Blake Nelson, The San Diego Union-Tribune on

Published in News & Features

Several months ago, San Diego County asked if any seniors needed help making their rent. Officials had enough money for 222 people.

Nearly 10 times that many applied.

The surge in interest highlights a key part of the region's homelessness crisis: Many elderly residents are at risk of losing, or have already lost, the roofs over their heads.

"The No. 1 need for older adults in housing is just a few hundred dollars a month," said Melinda Forstey, chief operating officer of the nonprofit Serving Seniors. "Five hundred dollars a month would have kept the majority of the seniors from losing their housing in the first place."

The newest data on homelessness countywide offers similarly sobering numbers.

Just last month, nearly 8,500 people who were at least 55 participated in a supportive service, according to the Regional Task Force on Homelessness. Only 190 found housing.


Overall, the number of people experiencing homelessness for the first time (nearly 1,500) again outpaced those who got shelter (about 730).

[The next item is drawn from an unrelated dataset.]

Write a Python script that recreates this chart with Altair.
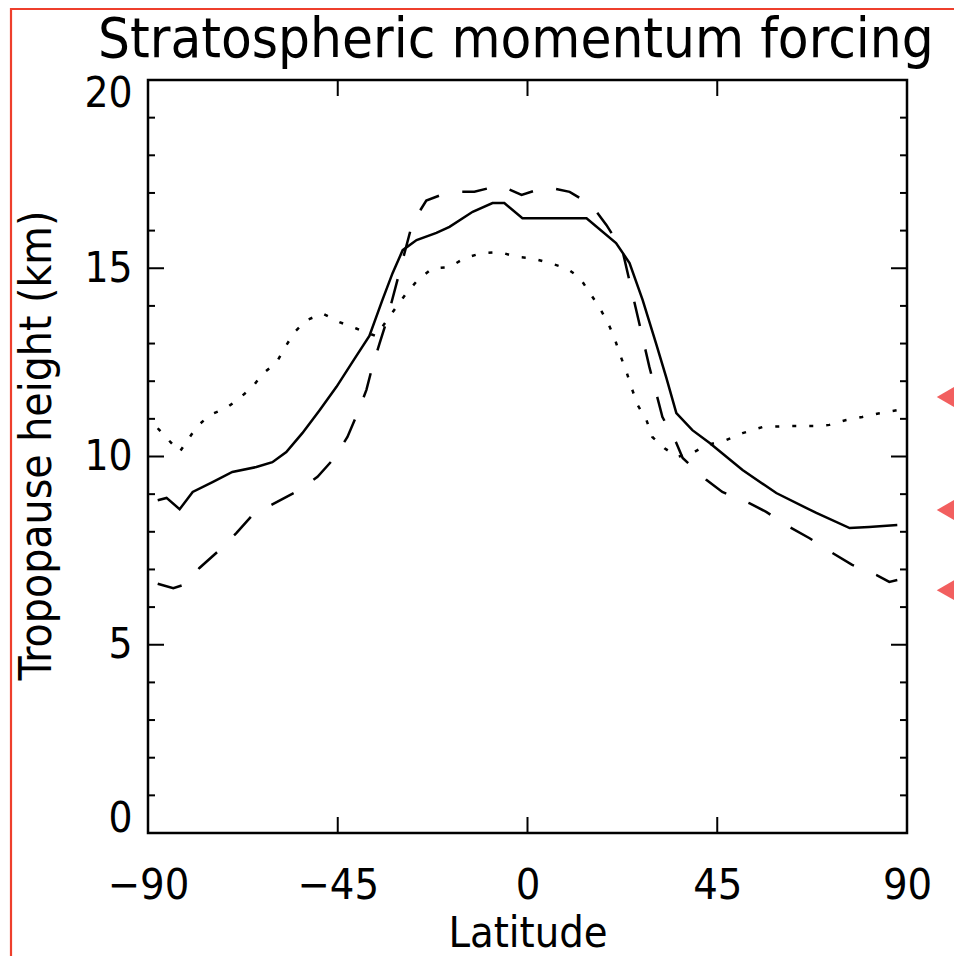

That reality has left many nonprofit and elected leaders looking for ways to keep older residents, many of whom are on fixed incomes, in their existing homes.

There were 2,197 applications for the county's rental assistance pilot program, according to spokesperson Tim McClain.

Applicants had to meet several benchmarks, including spending most of their budgets on housing and having overall earnings that were no more than half the Area Median Income. For a person living alone, that would mean making $48,250 or less a year.